(Charts and diagrams as code)
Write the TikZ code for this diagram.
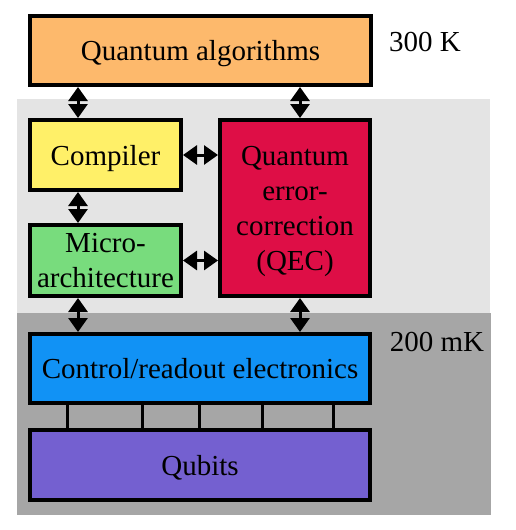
\documentclass[tikz,border=0pt]{standalone}
\usepackage{fontspec}
\setmainfont{Liberation Serif}
\usetikzlibrary{arrows.meta}
\definecolor{cQA}{RGB}{253,185,108}
\definecolor{cComp}{RGB}{255,240,104}
\definecolor{cMicro}{RGB}{120,220,125}
\definecolor{cQEC}{RGB}{222,14,70}
\definecolor{cCtrl}{RGB}{17,146,245}
\definecolor{cQub}{RGB}{116,96,208}
\definecolor{cLight}{RGB}{228,228,228}
\definecolor{cDark}{RGB}{166,166,166}
\tikzset{
  blk/.style={draw=black, line width=4pt, rectangle, inner sep=0pt, align=center,
    font=\fontsize{29}{35}\selectfont, text=black, text depth=0pt},
  dbl/.style={line width=3pt, {Triangle[length=14pt,width=19pt]}-{Triangle[length=14pt,width=19pt]}},
  wire/.style={line width=3pt},
  lbl/.style={font=\fontsize{29}{35}\selectfont, inner sep=0pt}
}
\begin{document}
\begin{tikzpicture}[x=1pt,y=-1pt]
\useasboundingbox (0,0) rectangle (515,530);
\fill[white] (0,0) rectangle (515,530);
% temperature regions
\fill[cLight] (17,99) rectangle (490,313);
\fill[cDark] (17,313) rectangle (491,515);
% blocks
\node[blk, fill=cQA, minimum width=341pt, minimum height=69pt] (qa) at (200.5,50.5) {Quantum algorithms};
\node[blk, fill=cComp, minimum width=151pt, minimum height=70pt] (comp) at (105.5,155) {Compiler};
\node[blk, fill=cMicro, minimum width=151pt, minimum height=71pt] (micro) at (105.5,260.5) {Micro-\\architecture};
\node[blk, fill=cQEC, minimum width=150pt, minimum height=176pt] (qec) at (295,208) {Quantum\\error-\\correction\\(QEC)};
\node[blk, fill=cCtrl, minimum width=340pt, minimum height=69pt] (ctrl) at (200,368.5) {Control/readout electronics};
\node[blk, fill=cQub, minimum width=340pt, minimum height=70pt] (qub) at (200,465) {Qubits};
% labels
\node[lbl] (t300) at (425,42) {300 K};
\node[lbl] (t200) at (437,342) {200 mK};
% arrow columns
\coordinate (lx) at (78,0);
\coordinate (rx) at (300,0);
\draw[dbl] (qa.south -| lx) -- (comp.north -| lx);
\draw[dbl] (comp.south -| lx) -- (micro.north -| lx);
\draw[dbl] (micro.south -| lx) -- (ctrl.north -| lx);
\draw[dbl] (qa.south -| rx) -- (qec.north -| rx);
\draw[dbl] (qec.south -| rx) -- (ctrl.north -| rx);
\draw[dbl] (comp.east) -- (qec.west |- comp.east);
\draw[dbl] (micro.east) -- (qec.west |- micro.east);
% wires
\foreach \i/\xx in {1/67,2/142,3/199,4/262,5/333} {
  \coordinate (w\i) at (\xx,0);
  \draw[wire] (ctrl.south -| w\i) -- (qub.north -| w\i);
}
\end{tikzpicture}
\end{document}
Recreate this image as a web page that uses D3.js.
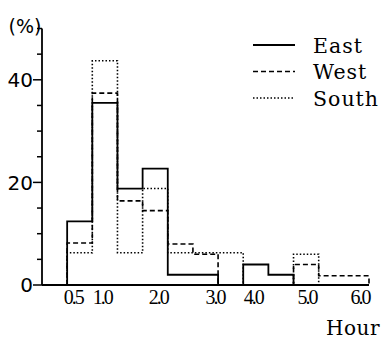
<!DOCTYPE html>
<html>
<head>
<meta charset="utf-8">
<script src="https://cdn.jsdelivr.net/npm/d3@7"></script>
<style>
  html, body { margin: 0; padding: 0; background: #fff; }
  svg { display: block; }
</style>
</head>
<body>
<svg id="chart" width="388" height="339"></svg>
<script>
// Share of trips by duration, 0.5-hour classes
const binStarts = [0.5, 1.0, 1.5, 2.0, 2.5, 3.0, 3.5, 4.0, 4.5, 5.0, 5.5, 6.0];
const binWidth = 0.5;
const east  = [12.4, 35.5, 18.8, 22.7, 2.0, 2.0, 0, 4.0, 2.0, 0, 0, 0];
const west  = [8.2, 37.4, 16.4, 14.5, 8.0, 6.0, 0, 0, 0, 4.0, 1.8, 1.8];
const south = [6.3, 43.7, 6.3, 18.8, 6.3, 6.3, 6.3, 0, 0, 6.0, 0, 0];

const seriesNames = ["East", "West", "South"];
const seriesDash = ["none", "5,3", "1.5,2"];

// hour labels along the axis and where they are printed
const xTickLabels = ["0.5", "1.0", "2.0", "3.0", "4.0", "5.0", "6.0"];
const xTickAt = [0.62, 1.2, 2.31, 3.44, 4.2, 5.27, 6.32];
const yTicks = [0, 5, 10, 15, 20, 25, 30, 35, 40, 45, 50];
const yLabelTicks = [0, 20, 40];

const svg = d3.select("#chart");
const x = d3.scaleLinear().domain([0, 6.5]).range([42, 369]);
const y = d3.scaleLinear().domain([0, 50]).range([285, 28.5]);

const serif = "DejaVu Serif";

// y axis
const yAxis = svg.append("g").attr("transform", `translate(${x(0)},0)`);
yAxis.append("line")
  .attr("x1", 0).attr("x2", 0)
  .attr("y1", y(50)).attr("y2", y(0))
  .attr("stroke", "#000").attr("stroke-width", 1.8);
yAxis.selectAll("line.tick").data(yTicks).enter().append("line")
  .attr("class", "tick")
  .attr("x1", d => yLabelTicks.includes(d) ? -9 : -5).attr("x2", 0)
  .attr("y1", d => y(d)).attr("y2", d => y(d))
  .attr("stroke", "#000").attr("stroke-width", 1.5);
yAxis.selectAll("text").data(yLabelTicks).enter().append("text")
  .attr("x", -9).attr("y", d => y(d))
  .attr("dy", "0.36em")
  .attr("text-anchor", "end")
  .attr("font-family", "DejaVu Sans")
  .attr("font-size", 20)
  .text(d => d);

svg.append("text")
  .attr("x", 25).attr("y", 33)
  .attr("text-anchor", "middle")
  .attr("font-family", "DejaVu Sans")
  .attr("font-size", 19)
  .text("(%)");

// x axis
svg.append("line")
  .attr("x1", x(0)).attr("x2", x(6.5))
  .attr("y1", y(0)).attr("y2", y(0))
  .attr("stroke", "#000").attr("stroke-width", 1.8);
svg.selectAll("text.xlab").data(xTickLabels).enter().append("text")
  .attr("class", "xlab")
  .attr("x", (d, i) => x(xTickAt[i]))
  .attr("y", 304)
  .attr("text-anchor", "middle")
  .attr("font-family", "Liberation Serif")
  .attr("font-size", 20)
  .attr("letter-spacing", -2)
  .text(d => d);
svg.append("text")
  .attr("x", 353).attr("y", 335)
  .attr("text-anchor", "middle")
  .attr("font-family", serif)
  .attr("font-size", 20)
  .attr("letter-spacing", 0.5)
  .text("Hour");

// step outlines of the three histograms
function outline(vals) {
  const pts = [[binStarts[0], 0]];
  vals.forEach((v, i) => {
    pts.push([binStarts[i], v]);
    pts.push([binStarts[i] + binWidth, v]);
  });
  pts.push([binStarts[binStarts.length - 1] + binWidth, 0]);
  return pts;
}
const line = d3.line().x(d => x(d[0])).y(d => y(d[1]));
[east, west, south].forEach((vals, k) => {
  svg.append("path")
    .attr("d", line(outline(vals)))
    .attr("fill", "none")
    .attr("stroke", "#000")
    .attr("stroke-width", k === 0 ? 1.8 : 1.6)
    .attr("stroke-dasharray", seriesDash[k]);
});

// legend
const legend = svg.append("g");
seriesNames.forEach((name, k) => {
  const ly = 45 + k * 26.5;
  legend.append("line")
    .attr("x1", 253).attr("x2", 295)
    .attr("y1", ly).attr("y2", ly)
    .attr("stroke", "#000")
    .attr("stroke-width", k === 0 ? 1.8 : 1.3)
    .attr("stroke-dasharray", seriesDash[k]);
  legend.append("text")
    .attr("x", 313).attr("y", ly + 7.5)
    .attr("font-family", serif)
    .attr("font-size", 20.5)
    .attr("letter-spacing", 1)
    .text(name);
});
</script>
</body>
</html>
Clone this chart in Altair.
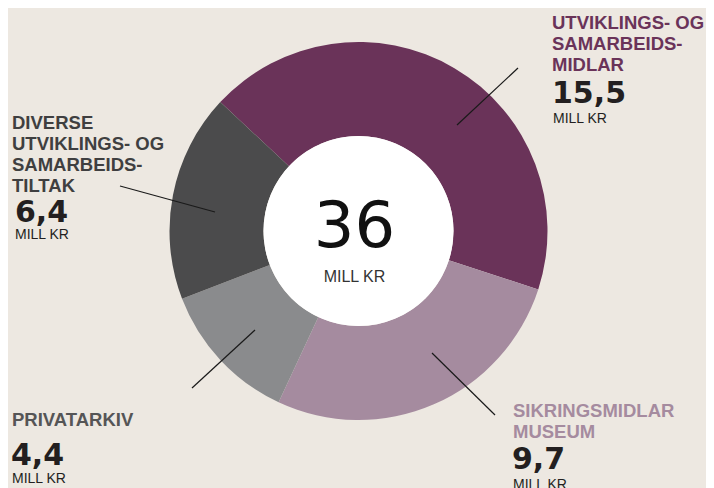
import altair as alt
import pandas as pd
import math

# ---- data ----
categories = ["Utviklings- og samarbeidsmidlar", "Sikringsmidlar museum", "Privatarkiv", "Diverse utviklings- og samarbeidstiltak"]
values = [15.5, 9.7, 4.4, 6.4]
title_lines = [
    ["UTVIKLINGS- OG", "SAMARBEIDS-", "MIDLAR"],
    ["SIKRINGSMIDLAR", "MUSEUM"],
    ["PRIVATARKIV"],
    ["DIVERSE", "UTVIKLINGS- OG", "SAMARBEIDS-", "TILTAK"],
]
value_labels = ["15,5", "9,7", "4,4", "6,4"]
unit_label = "MILL KR"
total_label = "36"

# ---- styling / layout ----
slice_colors = ["#6a3359", "#a58b9f", "#8a8b8d", "#4b4b4c"]
title_colors = ["#6a3359", "#a58b9f", "#555556", "#3f3f40"]
bg = "#ede8e1"
W, H = 698, 480
CX, CY = 350.5, 223
R_OUT, R_IN = 189, 95
start = math.radians(-47)

# label anchor (left x, first-line baseline y) in chart pixels
anchors = [(544, 21), (505, 409), (4, 418), (4, 121)]
leaders = [((449, 117), (510, 60)), ((424, 345), (487, 407)),
           ((247, 322), (184, 380)), ((207, 204), (112, 178))]
value_anchor = [(544, 95), (504, 461), (3, 457), (7, 214)]
unit_anchor = [(545, 115), (505, 481), (4, 475), (7, 231)]

pie = pd.DataFrame({"cat": categories, "value": values, "order": range(len(values))})

arc = alt.Chart(pie).mark_arc(outerRadius=R_OUT, innerRadius=R_IN).encode(
    theta=alt.Theta("value:Q", stack=True, scale=alt.Scale(range=[start, start + 2 * math.pi])),
    order=alt.Order("order:Q"),
    color=alt.Color("cat:N", scale=alt.Scale(domain=categories, range=slice_colors), legend=None),
    x=alt.value(CX), y=alt.value(CY),
)

hole = alt.Chart(pd.DataFrame({"a": [1]})).mark_arc(
    outerRadius=R_IN, innerRadius=0, theta=0, theta2=2 * math.pi, color="white"
).encode(x=alt.value(CX), y=alt.value(CY))

rows = []
for i, lines in enumerate(title_lines):
    x0, y0 = anchors[i]
    for j, t in enumerate(lines):
        rows.append({"t": t, "x": x0, "y": y0 + j * 21, "c": title_colors[i]})
titles = alt.Chart(pd.DataFrame(rows)).mark_text(
    align="left", baseline="alphabetic", font="Liberation Sans", fontWeight="bold", fontSize=18.5
).encode(x=alt.X("x:Q", scale=None), y=alt.Y("y:Q", scale=None), text="t:N",
         color=alt.Color("c:N", scale=None))

vals = alt.Chart(pd.DataFrame({"t": value_labels, "x": [a[0] for a in value_anchor], "y": [a[1] for a in value_anchor]})).mark_text(
    align="left", baseline="alphabetic", font="DejaVu Sans", fontWeight="bold", fontSize=30, color="#231f20"
).encode(x=alt.X("x:Q", scale=None), y=alt.Y("y:Q", scale=None), text="t:N")

units = alt.Chart(pd.DataFrame({"t": [unit_label] * 4, "x": [a[0] for a in unit_anchor], "y": [a[1] for a in unit_anchor]})).mark_text(
    align="left", baseline="alphabetic", font="Liberation Sans", fontSize=14, color="#231f20"
).encode(x=alt.X("x:Q", scale=None), y=alt.Y("y:Q", scale=None), text="t:N")

lead_df = pd.DataFrame({"x": [l[0][0] for l in leaders], "y": [l[0][1] for l in leaders],
                        "x2": [l[1][0] for l in leaders], "y2": [l[1][1] for l in leaders]})
lead = alt.Chart(lead_df).mark_rule(color="#1a1a1a", strokeWidth=1.2).encode(
    x=alt.X("x:Q", scale=None), y=alt.Y("y:Q", scale=None),
    x2="x2:Q", y2="y2:Q")

center = alt.Chart(pd.DataFrame({"t": [total_label]})).mark_text(
    align="center", baseline="alphabetic", font="DejaVu Sans", fontSize=64, color="#111111"
).encode(x=alt.value(CX - 4), y=alt.value(CY + 16), text="t:N")
center_unit = alt.Chart(pd.DataFrame({"t": [unit_label]})).mark_text(
    align="center", baseline="alphabetic", font="Liberation Sans", fontSize=16, color="#333333"
).encode(x=alt.value(CX - 4), y=alt.value(CY + 51), text="t:N")

chart = alt.layer(arc, hole, lead, titles, vals, units, center, center_unit).properties(
    width=W, height=H, background=bg, padding=0, autosize=alt.AutoSizeParams(type="none")
).configure_view(stroke=None)

chart.save("out.html", embed_options={"renderer": "svg", "actions": False})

#### [Work required]
The required output is the number of lines containing the word "this", and nothing besides.

#### [Complete output]
3